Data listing
+ + + +

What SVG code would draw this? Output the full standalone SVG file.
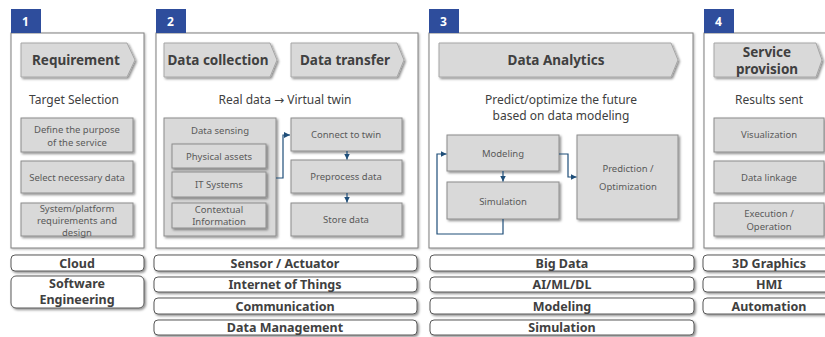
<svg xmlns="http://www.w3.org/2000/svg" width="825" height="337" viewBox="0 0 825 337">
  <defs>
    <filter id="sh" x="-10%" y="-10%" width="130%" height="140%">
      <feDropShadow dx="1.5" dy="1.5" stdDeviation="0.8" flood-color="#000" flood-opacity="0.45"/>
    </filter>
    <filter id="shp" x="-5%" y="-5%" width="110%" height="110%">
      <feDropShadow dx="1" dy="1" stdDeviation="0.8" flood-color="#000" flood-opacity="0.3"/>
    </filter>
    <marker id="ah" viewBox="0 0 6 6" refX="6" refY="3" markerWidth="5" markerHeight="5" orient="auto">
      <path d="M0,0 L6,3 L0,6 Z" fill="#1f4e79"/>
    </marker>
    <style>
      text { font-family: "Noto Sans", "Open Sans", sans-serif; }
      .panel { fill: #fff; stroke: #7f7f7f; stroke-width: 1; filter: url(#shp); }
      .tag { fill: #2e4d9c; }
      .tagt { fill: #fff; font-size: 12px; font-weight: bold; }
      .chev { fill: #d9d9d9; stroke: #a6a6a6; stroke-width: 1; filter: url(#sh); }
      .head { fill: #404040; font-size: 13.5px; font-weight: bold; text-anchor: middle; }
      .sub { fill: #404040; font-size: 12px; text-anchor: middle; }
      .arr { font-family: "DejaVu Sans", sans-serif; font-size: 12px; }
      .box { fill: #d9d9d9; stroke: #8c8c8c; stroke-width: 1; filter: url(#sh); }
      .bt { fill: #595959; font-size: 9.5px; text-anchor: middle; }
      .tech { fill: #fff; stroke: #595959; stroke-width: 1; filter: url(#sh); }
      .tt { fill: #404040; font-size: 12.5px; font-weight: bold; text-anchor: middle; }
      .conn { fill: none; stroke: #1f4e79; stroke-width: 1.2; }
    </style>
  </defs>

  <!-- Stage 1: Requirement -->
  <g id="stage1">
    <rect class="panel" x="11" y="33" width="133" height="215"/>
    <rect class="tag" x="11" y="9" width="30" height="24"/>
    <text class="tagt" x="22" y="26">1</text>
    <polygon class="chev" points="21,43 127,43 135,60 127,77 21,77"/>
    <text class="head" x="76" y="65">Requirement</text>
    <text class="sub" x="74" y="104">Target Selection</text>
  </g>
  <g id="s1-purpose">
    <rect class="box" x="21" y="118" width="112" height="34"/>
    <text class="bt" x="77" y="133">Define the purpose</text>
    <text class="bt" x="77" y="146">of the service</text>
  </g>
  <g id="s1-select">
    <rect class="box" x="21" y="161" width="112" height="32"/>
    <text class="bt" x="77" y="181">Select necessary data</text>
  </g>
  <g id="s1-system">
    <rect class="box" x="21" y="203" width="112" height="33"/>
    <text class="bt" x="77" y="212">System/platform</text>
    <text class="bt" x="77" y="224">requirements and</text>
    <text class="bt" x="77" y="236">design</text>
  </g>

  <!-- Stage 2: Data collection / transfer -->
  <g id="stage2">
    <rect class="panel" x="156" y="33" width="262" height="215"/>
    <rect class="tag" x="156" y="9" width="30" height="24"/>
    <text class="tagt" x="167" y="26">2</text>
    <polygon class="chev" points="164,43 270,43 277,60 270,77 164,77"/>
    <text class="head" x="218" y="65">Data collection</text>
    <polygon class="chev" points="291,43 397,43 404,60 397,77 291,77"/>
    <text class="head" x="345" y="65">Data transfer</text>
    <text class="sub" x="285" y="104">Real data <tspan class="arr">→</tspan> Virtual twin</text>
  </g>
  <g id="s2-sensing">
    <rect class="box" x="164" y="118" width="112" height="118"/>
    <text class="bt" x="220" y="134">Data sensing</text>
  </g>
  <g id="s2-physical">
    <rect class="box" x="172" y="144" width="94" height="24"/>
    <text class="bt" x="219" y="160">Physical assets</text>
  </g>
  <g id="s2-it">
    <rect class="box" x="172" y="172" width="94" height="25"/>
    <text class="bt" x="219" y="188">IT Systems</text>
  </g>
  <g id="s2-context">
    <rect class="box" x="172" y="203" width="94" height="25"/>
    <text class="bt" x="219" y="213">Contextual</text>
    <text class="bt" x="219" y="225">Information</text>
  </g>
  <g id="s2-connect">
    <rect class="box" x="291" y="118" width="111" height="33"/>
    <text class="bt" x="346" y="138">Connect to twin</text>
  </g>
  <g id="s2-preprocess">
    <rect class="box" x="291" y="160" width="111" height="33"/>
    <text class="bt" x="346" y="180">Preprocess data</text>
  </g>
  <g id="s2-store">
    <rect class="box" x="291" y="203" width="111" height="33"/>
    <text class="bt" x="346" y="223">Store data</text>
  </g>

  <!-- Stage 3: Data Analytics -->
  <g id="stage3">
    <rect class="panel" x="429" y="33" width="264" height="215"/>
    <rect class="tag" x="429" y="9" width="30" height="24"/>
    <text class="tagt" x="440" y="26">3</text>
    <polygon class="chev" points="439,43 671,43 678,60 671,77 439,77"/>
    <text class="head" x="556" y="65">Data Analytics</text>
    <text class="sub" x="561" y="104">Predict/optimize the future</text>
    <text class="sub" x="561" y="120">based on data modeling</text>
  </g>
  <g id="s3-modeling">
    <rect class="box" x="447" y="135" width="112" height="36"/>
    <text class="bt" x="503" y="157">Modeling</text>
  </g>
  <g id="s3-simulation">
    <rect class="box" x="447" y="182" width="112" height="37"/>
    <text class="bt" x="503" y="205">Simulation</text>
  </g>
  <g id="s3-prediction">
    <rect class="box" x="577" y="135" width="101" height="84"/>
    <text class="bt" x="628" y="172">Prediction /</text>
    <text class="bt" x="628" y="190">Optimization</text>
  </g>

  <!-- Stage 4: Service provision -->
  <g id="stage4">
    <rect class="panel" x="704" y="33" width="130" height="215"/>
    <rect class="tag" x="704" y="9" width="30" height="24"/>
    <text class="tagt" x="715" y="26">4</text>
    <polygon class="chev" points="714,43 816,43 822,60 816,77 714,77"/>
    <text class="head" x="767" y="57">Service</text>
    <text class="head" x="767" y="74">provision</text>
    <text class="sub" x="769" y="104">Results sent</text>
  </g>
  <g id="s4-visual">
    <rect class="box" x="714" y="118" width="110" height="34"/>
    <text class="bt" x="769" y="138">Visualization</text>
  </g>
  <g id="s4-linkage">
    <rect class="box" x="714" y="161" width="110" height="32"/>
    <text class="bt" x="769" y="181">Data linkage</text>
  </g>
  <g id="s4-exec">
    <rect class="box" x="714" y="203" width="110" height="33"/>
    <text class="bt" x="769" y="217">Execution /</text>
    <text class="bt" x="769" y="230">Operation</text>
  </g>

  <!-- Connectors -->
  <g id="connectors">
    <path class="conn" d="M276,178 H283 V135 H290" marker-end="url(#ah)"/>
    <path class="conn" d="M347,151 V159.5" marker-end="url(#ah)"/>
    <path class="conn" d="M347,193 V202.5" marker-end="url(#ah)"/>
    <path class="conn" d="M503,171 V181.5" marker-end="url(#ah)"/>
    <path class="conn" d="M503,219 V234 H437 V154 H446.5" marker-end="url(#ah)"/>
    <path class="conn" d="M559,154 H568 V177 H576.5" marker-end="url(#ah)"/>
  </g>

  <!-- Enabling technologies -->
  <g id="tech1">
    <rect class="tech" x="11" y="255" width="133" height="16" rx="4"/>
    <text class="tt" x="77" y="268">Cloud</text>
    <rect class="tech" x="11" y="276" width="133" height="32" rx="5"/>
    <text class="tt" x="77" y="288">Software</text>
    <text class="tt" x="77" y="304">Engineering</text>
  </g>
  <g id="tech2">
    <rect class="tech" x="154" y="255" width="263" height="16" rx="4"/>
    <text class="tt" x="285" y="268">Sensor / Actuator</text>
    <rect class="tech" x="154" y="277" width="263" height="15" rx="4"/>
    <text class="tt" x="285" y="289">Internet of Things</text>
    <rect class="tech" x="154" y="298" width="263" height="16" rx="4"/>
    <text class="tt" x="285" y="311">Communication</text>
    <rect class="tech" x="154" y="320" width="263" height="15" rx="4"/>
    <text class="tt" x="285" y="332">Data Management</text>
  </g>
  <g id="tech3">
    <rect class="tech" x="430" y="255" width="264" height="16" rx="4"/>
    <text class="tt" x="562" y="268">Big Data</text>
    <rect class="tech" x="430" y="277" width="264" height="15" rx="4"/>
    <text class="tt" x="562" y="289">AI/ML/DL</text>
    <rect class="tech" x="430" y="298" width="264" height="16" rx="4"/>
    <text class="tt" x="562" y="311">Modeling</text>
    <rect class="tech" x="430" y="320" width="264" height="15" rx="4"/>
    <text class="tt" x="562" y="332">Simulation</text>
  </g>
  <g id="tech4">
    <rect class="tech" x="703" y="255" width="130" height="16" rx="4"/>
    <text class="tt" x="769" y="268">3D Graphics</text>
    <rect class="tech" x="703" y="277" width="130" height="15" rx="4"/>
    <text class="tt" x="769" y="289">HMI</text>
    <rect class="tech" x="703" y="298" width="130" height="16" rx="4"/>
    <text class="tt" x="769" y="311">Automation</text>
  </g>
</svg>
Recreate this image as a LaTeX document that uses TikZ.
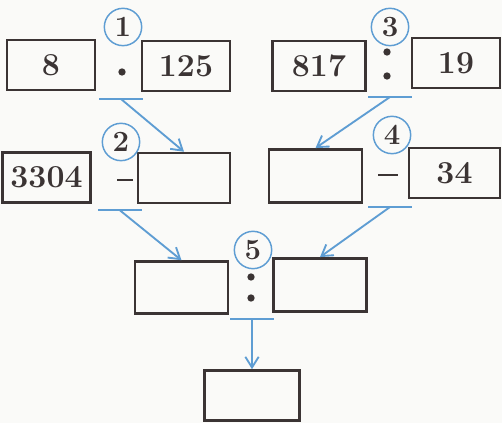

+ + + +

Find all lines with "this" in them and copy each one.

What SVG code would draw this? Output the full standalone SVG file.
Recreate this image as a LaTeX document that uses TikZ.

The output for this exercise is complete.